DATASET EXTRACT:
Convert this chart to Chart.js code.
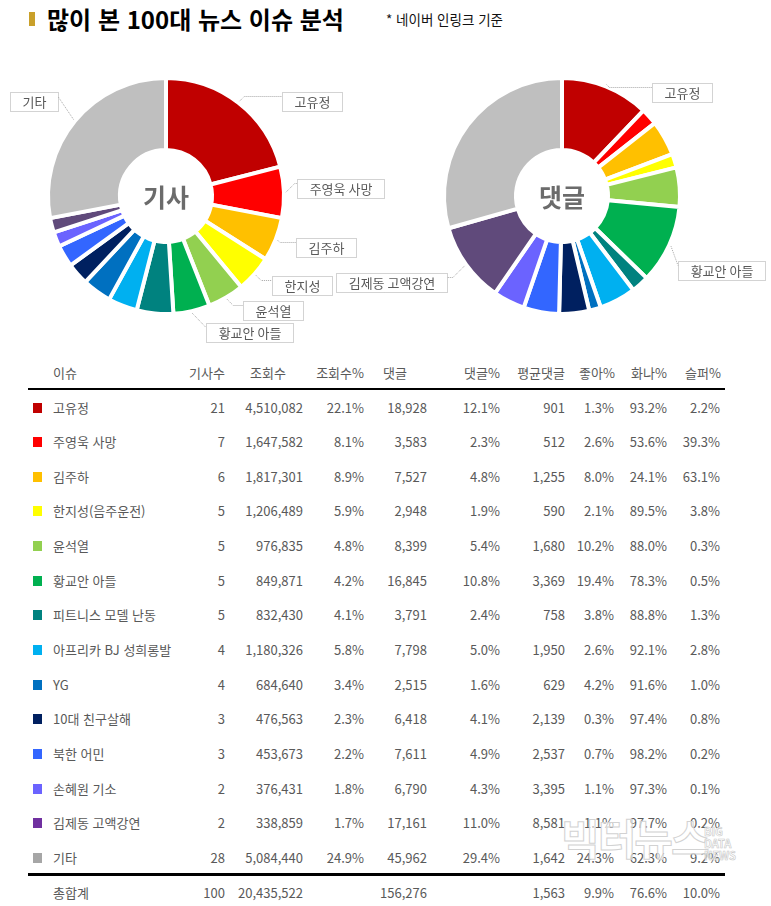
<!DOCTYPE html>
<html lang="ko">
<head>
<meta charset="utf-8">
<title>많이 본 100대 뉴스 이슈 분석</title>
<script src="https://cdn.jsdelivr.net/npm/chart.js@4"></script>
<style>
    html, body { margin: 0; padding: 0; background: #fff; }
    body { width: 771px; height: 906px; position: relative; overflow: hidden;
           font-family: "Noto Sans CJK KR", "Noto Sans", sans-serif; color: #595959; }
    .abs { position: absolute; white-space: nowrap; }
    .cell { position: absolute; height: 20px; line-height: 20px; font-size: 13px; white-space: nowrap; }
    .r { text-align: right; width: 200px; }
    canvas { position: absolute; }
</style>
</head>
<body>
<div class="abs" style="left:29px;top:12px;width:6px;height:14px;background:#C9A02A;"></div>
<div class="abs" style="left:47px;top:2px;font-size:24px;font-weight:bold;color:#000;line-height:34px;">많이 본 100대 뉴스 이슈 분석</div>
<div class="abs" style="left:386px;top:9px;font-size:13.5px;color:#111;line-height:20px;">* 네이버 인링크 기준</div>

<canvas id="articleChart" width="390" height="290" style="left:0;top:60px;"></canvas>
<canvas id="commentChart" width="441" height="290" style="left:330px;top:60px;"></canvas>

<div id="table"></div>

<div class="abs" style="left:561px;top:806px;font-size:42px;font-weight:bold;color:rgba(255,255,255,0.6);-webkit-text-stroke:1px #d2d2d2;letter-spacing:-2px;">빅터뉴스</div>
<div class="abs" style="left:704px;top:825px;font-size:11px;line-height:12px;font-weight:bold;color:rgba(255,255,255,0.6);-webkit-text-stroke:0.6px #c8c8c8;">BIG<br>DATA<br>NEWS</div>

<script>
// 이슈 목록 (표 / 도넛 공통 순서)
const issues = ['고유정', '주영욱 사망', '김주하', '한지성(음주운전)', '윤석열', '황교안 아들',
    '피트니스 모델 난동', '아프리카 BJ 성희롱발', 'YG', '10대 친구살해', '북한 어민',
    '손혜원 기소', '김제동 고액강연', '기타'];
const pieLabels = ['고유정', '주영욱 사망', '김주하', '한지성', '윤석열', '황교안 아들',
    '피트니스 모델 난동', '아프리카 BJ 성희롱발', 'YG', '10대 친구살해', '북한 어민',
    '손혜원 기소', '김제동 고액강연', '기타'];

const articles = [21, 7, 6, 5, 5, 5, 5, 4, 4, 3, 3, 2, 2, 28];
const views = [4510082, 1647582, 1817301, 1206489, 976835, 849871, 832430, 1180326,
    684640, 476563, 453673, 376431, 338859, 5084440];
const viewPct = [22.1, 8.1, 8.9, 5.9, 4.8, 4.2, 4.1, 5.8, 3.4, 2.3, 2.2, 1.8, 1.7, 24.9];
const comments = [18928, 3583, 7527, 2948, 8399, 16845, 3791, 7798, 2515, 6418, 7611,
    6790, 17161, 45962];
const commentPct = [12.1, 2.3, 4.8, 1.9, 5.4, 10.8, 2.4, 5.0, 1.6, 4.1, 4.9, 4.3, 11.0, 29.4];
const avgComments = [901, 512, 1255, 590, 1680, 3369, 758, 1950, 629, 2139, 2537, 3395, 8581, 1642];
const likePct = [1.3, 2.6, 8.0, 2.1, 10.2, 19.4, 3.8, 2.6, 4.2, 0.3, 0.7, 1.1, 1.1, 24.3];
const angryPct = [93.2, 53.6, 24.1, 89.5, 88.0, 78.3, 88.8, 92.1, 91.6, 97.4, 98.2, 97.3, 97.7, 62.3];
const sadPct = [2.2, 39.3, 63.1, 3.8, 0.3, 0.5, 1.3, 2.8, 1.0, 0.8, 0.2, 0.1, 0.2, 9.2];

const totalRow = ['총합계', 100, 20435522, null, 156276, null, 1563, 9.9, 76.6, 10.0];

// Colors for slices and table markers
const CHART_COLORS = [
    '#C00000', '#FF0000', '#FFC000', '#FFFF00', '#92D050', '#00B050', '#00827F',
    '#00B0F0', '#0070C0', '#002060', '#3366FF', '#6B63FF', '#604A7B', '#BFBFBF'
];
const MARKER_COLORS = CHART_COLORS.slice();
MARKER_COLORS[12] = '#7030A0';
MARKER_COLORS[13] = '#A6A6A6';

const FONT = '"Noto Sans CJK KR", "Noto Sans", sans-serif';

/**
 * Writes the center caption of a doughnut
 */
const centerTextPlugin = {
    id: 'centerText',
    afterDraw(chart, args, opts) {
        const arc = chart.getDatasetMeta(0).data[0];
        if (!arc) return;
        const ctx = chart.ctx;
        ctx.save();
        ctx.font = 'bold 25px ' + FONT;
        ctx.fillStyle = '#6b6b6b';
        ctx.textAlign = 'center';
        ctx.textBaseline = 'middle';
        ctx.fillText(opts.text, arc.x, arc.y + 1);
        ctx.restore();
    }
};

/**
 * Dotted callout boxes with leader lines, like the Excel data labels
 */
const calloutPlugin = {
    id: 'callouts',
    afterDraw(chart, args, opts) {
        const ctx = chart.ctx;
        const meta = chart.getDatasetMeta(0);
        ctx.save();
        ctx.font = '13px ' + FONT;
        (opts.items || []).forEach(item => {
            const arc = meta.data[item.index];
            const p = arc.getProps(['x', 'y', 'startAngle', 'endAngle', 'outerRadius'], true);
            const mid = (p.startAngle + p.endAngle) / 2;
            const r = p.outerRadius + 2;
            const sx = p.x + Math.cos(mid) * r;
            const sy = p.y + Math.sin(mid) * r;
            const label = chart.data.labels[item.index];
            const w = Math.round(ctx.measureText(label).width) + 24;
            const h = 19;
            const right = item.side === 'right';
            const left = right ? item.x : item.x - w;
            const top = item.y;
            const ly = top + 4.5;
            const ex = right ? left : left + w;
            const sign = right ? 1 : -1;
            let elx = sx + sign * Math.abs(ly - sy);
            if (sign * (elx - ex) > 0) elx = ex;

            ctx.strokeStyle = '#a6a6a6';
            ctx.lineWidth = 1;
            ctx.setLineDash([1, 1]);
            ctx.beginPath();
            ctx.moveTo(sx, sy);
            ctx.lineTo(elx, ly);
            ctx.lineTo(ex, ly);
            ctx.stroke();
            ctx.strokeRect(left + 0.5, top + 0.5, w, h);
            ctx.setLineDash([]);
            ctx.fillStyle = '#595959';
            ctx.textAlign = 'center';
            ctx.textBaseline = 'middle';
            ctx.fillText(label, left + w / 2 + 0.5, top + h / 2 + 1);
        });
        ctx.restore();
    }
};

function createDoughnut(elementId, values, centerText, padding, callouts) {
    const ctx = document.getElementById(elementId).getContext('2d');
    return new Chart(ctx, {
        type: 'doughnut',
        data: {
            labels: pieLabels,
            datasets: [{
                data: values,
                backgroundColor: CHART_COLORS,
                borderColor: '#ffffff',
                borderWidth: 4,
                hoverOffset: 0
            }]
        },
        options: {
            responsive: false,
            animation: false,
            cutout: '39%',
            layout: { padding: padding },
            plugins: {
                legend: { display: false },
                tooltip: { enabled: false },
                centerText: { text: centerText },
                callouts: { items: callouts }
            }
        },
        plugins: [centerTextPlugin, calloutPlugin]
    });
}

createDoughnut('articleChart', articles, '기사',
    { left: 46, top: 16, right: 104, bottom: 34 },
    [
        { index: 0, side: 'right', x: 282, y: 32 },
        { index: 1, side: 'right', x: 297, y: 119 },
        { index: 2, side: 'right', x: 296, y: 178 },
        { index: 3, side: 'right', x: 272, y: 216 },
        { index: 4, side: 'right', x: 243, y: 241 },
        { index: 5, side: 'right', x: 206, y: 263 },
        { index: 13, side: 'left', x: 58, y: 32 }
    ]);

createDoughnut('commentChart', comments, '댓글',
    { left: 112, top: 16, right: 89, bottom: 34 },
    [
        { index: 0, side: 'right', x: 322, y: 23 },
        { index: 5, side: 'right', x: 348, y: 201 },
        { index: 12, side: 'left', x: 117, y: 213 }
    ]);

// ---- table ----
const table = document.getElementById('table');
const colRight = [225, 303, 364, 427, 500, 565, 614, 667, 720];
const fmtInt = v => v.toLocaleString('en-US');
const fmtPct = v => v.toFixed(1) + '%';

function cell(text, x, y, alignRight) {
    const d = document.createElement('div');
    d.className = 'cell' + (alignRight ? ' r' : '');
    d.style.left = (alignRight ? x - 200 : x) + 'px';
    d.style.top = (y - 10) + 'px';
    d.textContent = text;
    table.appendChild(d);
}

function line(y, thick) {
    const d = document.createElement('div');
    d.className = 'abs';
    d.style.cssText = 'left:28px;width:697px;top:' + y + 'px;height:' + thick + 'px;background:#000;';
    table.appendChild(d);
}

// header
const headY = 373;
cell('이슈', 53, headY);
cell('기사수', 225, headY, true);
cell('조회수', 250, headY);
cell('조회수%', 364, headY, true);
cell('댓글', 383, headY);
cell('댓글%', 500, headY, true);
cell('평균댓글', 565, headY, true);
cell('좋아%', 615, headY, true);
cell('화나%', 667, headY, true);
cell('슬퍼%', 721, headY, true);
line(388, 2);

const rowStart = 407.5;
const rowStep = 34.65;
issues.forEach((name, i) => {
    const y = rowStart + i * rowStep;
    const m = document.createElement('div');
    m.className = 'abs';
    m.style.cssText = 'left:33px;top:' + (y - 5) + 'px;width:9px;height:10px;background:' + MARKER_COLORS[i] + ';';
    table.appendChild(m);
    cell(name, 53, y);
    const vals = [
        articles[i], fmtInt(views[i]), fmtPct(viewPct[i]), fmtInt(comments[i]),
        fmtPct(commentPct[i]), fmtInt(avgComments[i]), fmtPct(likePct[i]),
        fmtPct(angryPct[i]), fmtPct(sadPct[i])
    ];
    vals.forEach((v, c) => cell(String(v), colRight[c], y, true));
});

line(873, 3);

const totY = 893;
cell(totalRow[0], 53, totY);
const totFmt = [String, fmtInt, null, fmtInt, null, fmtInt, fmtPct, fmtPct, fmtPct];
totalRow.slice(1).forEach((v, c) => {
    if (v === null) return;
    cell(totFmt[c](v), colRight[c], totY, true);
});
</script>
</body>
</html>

DIRECTIVE:
Reproduce the material above from its first line through the line containing "네이버 인링크 기준</div>", both ends included, and skip every picture.

SOLUTION BELOW:
Convert this chart to Chart.js code.
<!DOCTYPE html>
<html lang="ko">
<head>
<meta charset="utf-8">
<title>많이 본 100대 뉴스 이슈 분석</title>
<script src="https://cdn.jsdelivr.net/npm/chart.js@4"></script>
<style>
    html, body { margin: 0; padding: 0; background: #fff; }
    body { width: 771px; height: 906px; position: relative; overflow: hidden;
           font-family: "Noto Sans CJK KR", "Noto Sans", sans-serif; color: #595959; }
    .abs { position: absolute; white-space: nowrap; }
    .cell { position: absolute; height: 20px; line-height: 20px; font-size: 13px; white-space: nowrap; }
    .r { text-align: right; width: 200px; }
    canvas { position: absolute; }
</style>
</head>
<body>
<div class="abs" style="left:29px;top:12px;width:6px;height:14px;background:#C9A02A;"></div>
<div class="abs" style="left:47px;top:2px;font-size:24px;font-weight:bold;color:#000;line-height:34px;">많이 본 100대 뉴스 이슈 분석</div>
<div class="abs" style="left:386px;top:9px;font-size:13.5px;color:#111;line-height:20px;">* 네이버 인링크 기준</div>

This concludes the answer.